Not long ago, you had to hop on a plane or take a road trip to find a city that’s rich in good beer. For most people in North America, that’s no longer the case: cities large and small have significantly stepped up their beer game.

Thrillist.com correspondent Meredith Heil has identified “ten untapped beer cities poised to blow up”. Four of the ten—Birmingham, Durham, Louisville/Lexington, and Memphis—are in the South, craft beer’s last frontier. Birmingham’s presence on the list is especially remarkable; it wasn’t that long ago that homebrewing was illegal in Alabama and archaic laws imposed an ABV cap on beer.

Salt Lake City is another surprise. Even though Utah eased some of its restrictions on alcohol, serving flights of beer is still a no-no and there’s a 4-percent limit on beer sold in stores. Brewers have to be creative to survive in that environment.

And we’re happy to see Toronto get a mention. It’s one of our favorite road-trip destinations, and we’ve been partial to Canadian beer ever since we cracked open our first Molson Export Ale. The city is highly walkable, and some of our best memories involve sipping pints on long summer evenings.

The Friday Mash (Buffalo Wings Edition)

Fifty years ago today, the first batch of chicken wings was served at the Anchor Bar in Buffalo, New York. There are several versions of how this now-ubiquitous dish came into existence, but there’s little doubt that its creator was Teressa Bellissimo, who deep-fried the wings and then coated them with hot sauce for her hungry guests.

And now….The Mash!

We begin in Vermont, where Nancy Warner’s Potlicker Kitchen sells jellies made with local craft beers. She recommends pairing them with cheese or charcuterie, or using them to glaze grilled meat.

Central Michigan University is the latest school to offer a certificate program in brewing studies. The program includes science courses plus a 200-hour internship at a local brewery.

It appears that Washington’s NFL team is serving bad beer along with bad football. Fans have tweeted pictures of bottles of months-old beer that were served to them at FedEx Field.

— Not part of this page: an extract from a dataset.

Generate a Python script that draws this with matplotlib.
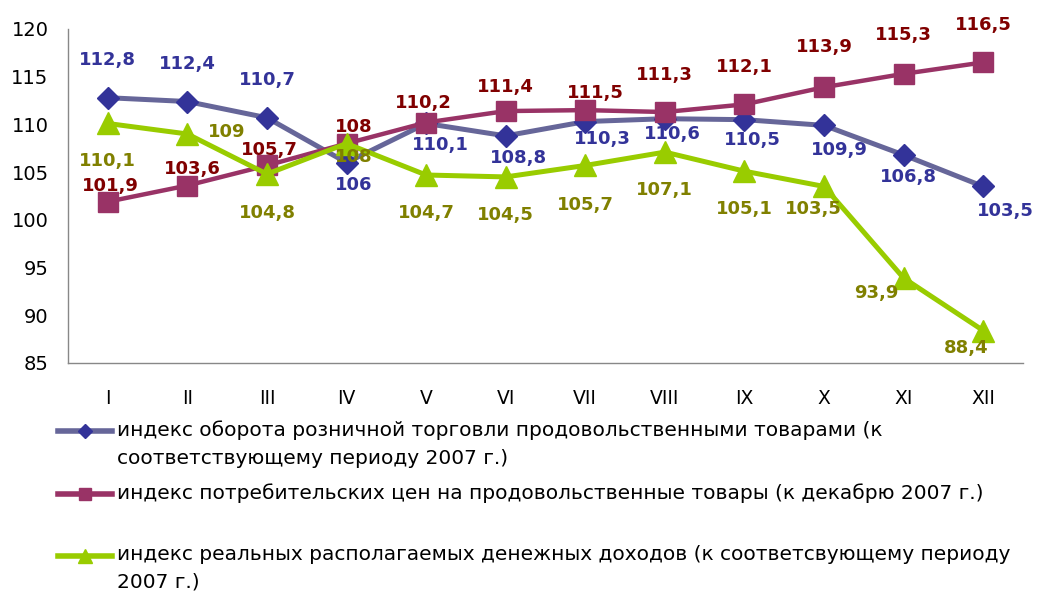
import matplotlib
matplotlib.use("Agg")
import matplotlib.pyplot as plt
from matplotlib.lines import Line2D

# месяцы 2008 г.
months = ["I", "II", "III", "IV", "V", "VI", "VII", "VIII", "IX", "X", "XI", "XII"]
retail = [112.8, 112.4, 110.7, 106, 110.1, 108.8, 110.3, 110.6, 110.5, 109.9, 106.8, 103.5]
prices = [101.9, 103.6, 105.7, 108, 110.2, 111.4, 111.5, 111.3, 112.1, 113.9, 115.3, 116.5]
income = [110.1, 109, 104.8, 108, 104.7, 104.5, 105.7, 107.1, 105.1, 103.5, 93.9, 88.4]

legend_labels = [
    "индекс оборота розничной торговли продовольственными товарами (к\nсоответствующему периоду 2007 г.)",
    "индекс потребительских цен на продовольственные товары (к декабрю 2007 г.)",
    "индекс реальных располагаемых денежных доходов (к соответсвующему периоду\n2007 г.)",
]

# сдвиги подписей в пикселях (dx вправо, dy вниз)
retail_off = [(0, -38), (0, -38), (0, -38), (7, 22), (14, 22), (13, 22),
              (17, 17), (8, 15), (8, 20), (15, 25), (5, 22), (22, 25)]
prices_off = [(3, -16), (5, -17), (2, -15), (7, -17), (-3, -20), (0, -24),
              (10, -17), (0, -37), (0, -37), (0, -40), (0, -39), (0, -37)]
income_off = [(0, 38), (39, -2), (0, 39), (7, 13), (0, 38), (0, 38),
              (0, 40), (0, 38), (0, 38), (-11, 23), (-27, 15), (-17, 17)]

W, H = 1042, 597


def fmt(v):
    return ("%g" % v).replace(".", ",")


def add_labels(ax, values, offsets, color):
    for i, (v, (dx, dy)) in enumerate(zip(values, offsets)):
        ax.annotate(fmt(v), (i, v), xytext=(dx, -dy), textcoords="offset pixels",
                    ha="center", va="center", fontsize=13, fontweight="bold",
                    color=color, zorder=10, annotation_clip=False)


fig = plt.figure(figsize=(W / 100, H / 100), dpi=100)
ax = fig.add_axes([68 / W, 1 - 363 / H, (1023 - 68) / W, (363 - 29) / H])

x = list(range(len(months)))
ax.plot(x, retail, color="#666699", lw=3.6, marker="D", ms=11,
        mfc="#333399", mec="#333399", zorder=3)
ax.plot(x, prices, color="#993366", lw=3.2, marker="s", ms=14.5,
        mfc="#993366", mec="#993366", zorder=4)
ax.plot(x, income, color="#99CC00", lw=3.6, marker="^", ms=16,
        mfc="#99CC00", mec="#99CC00", zorder=5)

add_labels(ax, retail, retail_off, "#333399")
add_labels(ax, prices, prices_off, "#800000")
add_labels(ax, income, income_off, "#808000")

ax.set_xlim(-0.5, 11.5)
ax.set_ylim(85, 120)
ax.set_yticks(range(85, 121, 5))
ax.set_xticks(x)
ax.set_xticklabels(months)
ax.tick_params(axis="y", length=0, pad=14, labelsize=14)
ax.tick_params(axis="x", length=0, pad=19, labelsize=13.5)
for s in ["top", "right"]:
    ax.spines[s].set_visible(False)
for s in ["left", "bottom"]:
    ax.spines[s].set_color("#888888")
    ax.spines[s].set_linewidth(1)

# легенда вручную, как в исходной диаграмме
legend_style = [
    ("#666699", "D", 7, "#333399", 431),
    ("#993366", "s", 8, "#993366", 494),
    ("#99CC00", "^", 10, "#99CC00", 556),
]
for (lc, mk, ms, mc, y), text in zip(legend_style, legend_labels):
    yy = 1 - y / H
    fig.add_artist(Line2D([58 / W, 85 / W, 112 / W], [yy, yy, yy], color=lc, lw=4,
                          marker=mk, ms=ms, mfc=mc, mec=mc, markevery=[1],
                          transform=fig.transFigure))
    # первая строка текста центрируется по линии маркера
    fig.text(117 / W, 1 - (y - 11) / H, text, fontsize=14.5, ha="left",
             va="top", linespacing=1.6, transform=fig.transFigure)

fig.savefig("out.png", dpi=100)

Drinking beer might improve your brainpower. Experiments with mice suggest that Xanthohumol, a flavonoid found in beer, improves cognitive function. And it’s available without a prescription.

The 2006 film Beerfest popularized the Bierstiefel or boot-shaped drinking vessel. According to Thrillist.com, the custom of drinking beer out of footwear might be thousands of years old.

Emily Price of Esquire magazine offers ten things to do with beer besides drink it. But why would you?

Finally, a group of journalists are playing a brewery version of fantasy football. They held a “draft” of breweries competing in this weekend’s Great American Beer Festival, and will earn points based on the medals their selected breweries earn.

Beer States, Ranked

These rankings come courtesy of Ben Robinson, Andy Kryza, and Matt Lynch of Thrillist.com. Before calling the roll of the states, the authors explain their criteria: “Quantity and quality are both important, but quality’s a bit MORE important. If you’re a small state turning out a disproportionate amount of great beer, it did not go unrecognized. We also gave a boost to states who played a historical role in American beer as we know it today.”

Heading the list is Oregon (”Even the ‘crappy’ breweries by Portland standards would bury most of their peers”), followed by California (”San Diego…the most dominating beer city in world history”), Colorado (”Beer is everywhere. Everywhere is beer”), Michigan (which “some of the best damned breweries in the country”), and Washington (”home to more than 200 breweries, highlighted by greatness”).

We’d be remiss if we didn’t mention the bottom five: Nevada, North Dakota, Rhode Island, West Virginia, and coming in dead last, Mississippi.